Capri, veduta aerea
Messina, Reggio Calabria, Cetraro, Capri, Napoli, Procida, Gaeta, Sperlonga
Con Khayr-ad-din Barbarossa
Dopo questi successi Khayr-ad-din Barbarossa calava sull'Italia. Di primo mattino, su un mare che pareva prigo, iniziavano a risuonare i battiti cadenzati dei remi delle galee cariche di gianizzeri armati fino ai denti. Giunto di fronte a Messina, catturava e dava alle fiamme, proprio davanti al faro, una nave carica di carni salate, diretta da Napoli a Malta.
Proseguiva poi superando lo stretto e, lasciatosi alle spalle Capo Spartivento, piombava su Reggio Calabria dove si impossessava di sei navi mercantili che si trovavano nella rada, oltre che di ottocento schiavi da destinare alla voga sulle galee o agli harem.
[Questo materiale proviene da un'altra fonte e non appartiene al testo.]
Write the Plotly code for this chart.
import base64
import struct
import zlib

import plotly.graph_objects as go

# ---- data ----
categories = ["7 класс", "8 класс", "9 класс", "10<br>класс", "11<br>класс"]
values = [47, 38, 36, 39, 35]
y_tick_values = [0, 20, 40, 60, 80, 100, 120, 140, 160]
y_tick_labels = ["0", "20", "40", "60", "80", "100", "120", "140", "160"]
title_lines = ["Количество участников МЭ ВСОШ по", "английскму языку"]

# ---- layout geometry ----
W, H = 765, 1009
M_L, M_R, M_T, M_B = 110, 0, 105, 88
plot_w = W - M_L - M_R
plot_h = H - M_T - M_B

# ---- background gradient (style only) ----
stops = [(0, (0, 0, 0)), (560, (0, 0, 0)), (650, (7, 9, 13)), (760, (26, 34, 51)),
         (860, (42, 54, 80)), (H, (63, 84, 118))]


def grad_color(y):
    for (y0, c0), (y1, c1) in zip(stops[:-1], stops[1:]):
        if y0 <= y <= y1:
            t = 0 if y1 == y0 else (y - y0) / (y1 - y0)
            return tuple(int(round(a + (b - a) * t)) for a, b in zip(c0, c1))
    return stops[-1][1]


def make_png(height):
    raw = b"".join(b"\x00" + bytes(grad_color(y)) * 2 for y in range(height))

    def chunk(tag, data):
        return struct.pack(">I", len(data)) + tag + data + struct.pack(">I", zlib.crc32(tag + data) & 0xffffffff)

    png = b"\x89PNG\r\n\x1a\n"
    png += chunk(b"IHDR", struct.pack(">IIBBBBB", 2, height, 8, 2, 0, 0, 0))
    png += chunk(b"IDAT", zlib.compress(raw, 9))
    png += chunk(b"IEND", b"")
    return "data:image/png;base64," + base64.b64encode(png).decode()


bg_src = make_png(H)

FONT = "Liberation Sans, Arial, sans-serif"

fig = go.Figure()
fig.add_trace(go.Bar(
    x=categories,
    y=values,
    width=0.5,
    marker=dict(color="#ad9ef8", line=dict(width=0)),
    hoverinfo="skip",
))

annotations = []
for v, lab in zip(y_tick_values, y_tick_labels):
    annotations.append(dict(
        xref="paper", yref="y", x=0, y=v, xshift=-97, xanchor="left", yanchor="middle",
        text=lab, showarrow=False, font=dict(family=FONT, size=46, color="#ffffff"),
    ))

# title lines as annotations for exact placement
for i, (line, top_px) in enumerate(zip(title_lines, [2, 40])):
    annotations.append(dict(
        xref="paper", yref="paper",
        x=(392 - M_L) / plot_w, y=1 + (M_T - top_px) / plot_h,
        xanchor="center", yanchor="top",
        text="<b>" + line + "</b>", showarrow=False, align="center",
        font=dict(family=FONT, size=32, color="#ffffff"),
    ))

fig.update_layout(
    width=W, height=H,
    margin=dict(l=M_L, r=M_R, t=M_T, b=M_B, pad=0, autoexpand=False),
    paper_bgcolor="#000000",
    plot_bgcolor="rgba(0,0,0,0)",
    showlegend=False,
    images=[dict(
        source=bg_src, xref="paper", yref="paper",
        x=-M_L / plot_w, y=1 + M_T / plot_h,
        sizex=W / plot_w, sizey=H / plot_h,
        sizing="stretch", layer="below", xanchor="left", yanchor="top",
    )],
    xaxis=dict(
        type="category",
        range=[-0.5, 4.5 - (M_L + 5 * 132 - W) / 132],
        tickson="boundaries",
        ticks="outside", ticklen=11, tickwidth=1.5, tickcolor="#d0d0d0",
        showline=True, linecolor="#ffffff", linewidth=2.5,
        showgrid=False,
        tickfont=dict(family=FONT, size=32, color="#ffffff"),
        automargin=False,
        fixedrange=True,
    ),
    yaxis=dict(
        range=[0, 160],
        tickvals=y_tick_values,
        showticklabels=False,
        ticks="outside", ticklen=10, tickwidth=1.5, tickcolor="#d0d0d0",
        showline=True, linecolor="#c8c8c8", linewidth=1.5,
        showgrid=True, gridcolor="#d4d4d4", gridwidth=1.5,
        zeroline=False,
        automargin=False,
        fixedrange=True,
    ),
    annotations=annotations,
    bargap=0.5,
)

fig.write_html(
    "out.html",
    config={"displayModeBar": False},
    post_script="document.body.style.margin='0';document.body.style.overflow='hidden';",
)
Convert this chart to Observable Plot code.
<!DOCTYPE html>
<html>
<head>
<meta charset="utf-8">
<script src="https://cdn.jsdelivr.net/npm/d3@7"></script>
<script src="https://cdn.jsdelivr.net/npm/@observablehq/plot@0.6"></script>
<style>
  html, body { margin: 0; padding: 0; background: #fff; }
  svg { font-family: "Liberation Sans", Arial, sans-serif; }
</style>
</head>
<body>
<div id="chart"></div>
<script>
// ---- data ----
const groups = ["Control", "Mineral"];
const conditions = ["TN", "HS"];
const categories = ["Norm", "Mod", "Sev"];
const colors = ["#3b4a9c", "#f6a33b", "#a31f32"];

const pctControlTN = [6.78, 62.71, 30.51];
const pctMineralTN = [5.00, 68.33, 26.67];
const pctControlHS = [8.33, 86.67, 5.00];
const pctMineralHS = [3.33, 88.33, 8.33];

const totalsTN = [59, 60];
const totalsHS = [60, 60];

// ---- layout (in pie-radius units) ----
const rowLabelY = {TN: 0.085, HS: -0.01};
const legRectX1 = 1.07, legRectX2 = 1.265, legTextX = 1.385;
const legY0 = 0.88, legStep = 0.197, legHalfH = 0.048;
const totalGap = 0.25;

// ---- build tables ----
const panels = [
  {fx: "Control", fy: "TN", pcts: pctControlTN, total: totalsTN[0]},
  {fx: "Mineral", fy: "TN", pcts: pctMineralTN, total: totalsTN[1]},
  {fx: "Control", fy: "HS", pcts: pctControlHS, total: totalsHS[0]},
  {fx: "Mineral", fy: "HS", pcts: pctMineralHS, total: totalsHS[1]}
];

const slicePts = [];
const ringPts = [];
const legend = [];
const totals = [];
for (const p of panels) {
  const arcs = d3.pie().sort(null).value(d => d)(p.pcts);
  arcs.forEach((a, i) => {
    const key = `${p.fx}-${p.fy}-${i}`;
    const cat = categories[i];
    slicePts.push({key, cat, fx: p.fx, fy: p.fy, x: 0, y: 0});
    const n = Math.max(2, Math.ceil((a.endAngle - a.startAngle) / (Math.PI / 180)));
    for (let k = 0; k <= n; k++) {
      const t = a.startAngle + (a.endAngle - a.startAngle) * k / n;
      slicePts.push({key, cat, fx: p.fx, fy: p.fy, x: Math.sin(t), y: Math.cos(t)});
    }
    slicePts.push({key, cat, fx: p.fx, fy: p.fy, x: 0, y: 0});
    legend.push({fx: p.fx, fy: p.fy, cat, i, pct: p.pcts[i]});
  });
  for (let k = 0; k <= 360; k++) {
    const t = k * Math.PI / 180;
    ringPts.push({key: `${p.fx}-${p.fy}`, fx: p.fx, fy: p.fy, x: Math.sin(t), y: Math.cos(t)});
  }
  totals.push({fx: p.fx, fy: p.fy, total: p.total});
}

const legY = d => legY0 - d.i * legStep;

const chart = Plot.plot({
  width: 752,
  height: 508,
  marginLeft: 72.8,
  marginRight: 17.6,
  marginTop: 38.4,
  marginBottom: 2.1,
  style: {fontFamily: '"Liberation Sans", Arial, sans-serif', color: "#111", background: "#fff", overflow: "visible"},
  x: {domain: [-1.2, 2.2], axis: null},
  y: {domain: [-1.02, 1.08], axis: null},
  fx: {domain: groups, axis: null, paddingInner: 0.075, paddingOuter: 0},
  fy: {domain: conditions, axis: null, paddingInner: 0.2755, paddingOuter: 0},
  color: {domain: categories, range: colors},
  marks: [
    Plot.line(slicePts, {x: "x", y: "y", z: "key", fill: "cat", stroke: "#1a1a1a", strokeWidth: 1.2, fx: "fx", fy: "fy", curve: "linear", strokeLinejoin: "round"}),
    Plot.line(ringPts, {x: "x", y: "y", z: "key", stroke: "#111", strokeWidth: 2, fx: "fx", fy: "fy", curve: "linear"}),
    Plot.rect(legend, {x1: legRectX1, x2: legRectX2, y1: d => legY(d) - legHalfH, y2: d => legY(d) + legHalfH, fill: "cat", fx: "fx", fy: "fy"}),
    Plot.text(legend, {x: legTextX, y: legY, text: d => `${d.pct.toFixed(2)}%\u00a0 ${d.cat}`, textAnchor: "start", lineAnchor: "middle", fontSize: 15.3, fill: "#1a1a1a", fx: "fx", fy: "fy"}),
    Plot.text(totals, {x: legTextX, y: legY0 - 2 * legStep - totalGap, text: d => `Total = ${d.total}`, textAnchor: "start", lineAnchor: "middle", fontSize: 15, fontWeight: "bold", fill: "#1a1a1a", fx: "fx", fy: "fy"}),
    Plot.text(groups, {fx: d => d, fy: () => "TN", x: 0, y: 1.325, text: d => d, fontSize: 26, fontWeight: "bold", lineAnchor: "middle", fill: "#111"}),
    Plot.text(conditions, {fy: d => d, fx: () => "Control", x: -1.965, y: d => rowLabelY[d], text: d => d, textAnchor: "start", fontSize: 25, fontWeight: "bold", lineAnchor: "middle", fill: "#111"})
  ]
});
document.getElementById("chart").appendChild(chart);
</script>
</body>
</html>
Il giorno seguente espugnava il castello di San Lucido, facendo novecento prigionieri e continuava poi la spedizione verso nord effettuando in ogni dove continui colpi di mano. Risalendo il Tirreno dava alle fiamme l'abitato di Cetraro ed il relativo arsenale dove si trovava il legname raccolto per la costruzione di alcune imbarcazioni e lo scafo di sette galee, quasi ultimate. Faceva anche bruciare le messi già mature nelle campagne circostanti.
Sbarcava quindi a Capri saccheggiandola e devastandone buona parte, prima di dare alle fiamme molte costruzioni.
Entrava nel golfo di Napoli e bruciava alcuni bastimenti spaventando la popolazione che temeva un imminente sbarco. Il vicerè partenopeo disponeva di forze troppo esigue per tentare di fermare la flotta.
Così Barbarossa faceva rotta indisturbato su Procida che veniva messa a ferro e fuoco proprio come le mete precedenti. Bombardava Gaeta che a lungo era stata contesa tra francesi e spagnoli e distruggeva Sperlonga riducendo in schiavitù gli abitanti. Su tutta la cosa tirrenica si spargeva il terrore.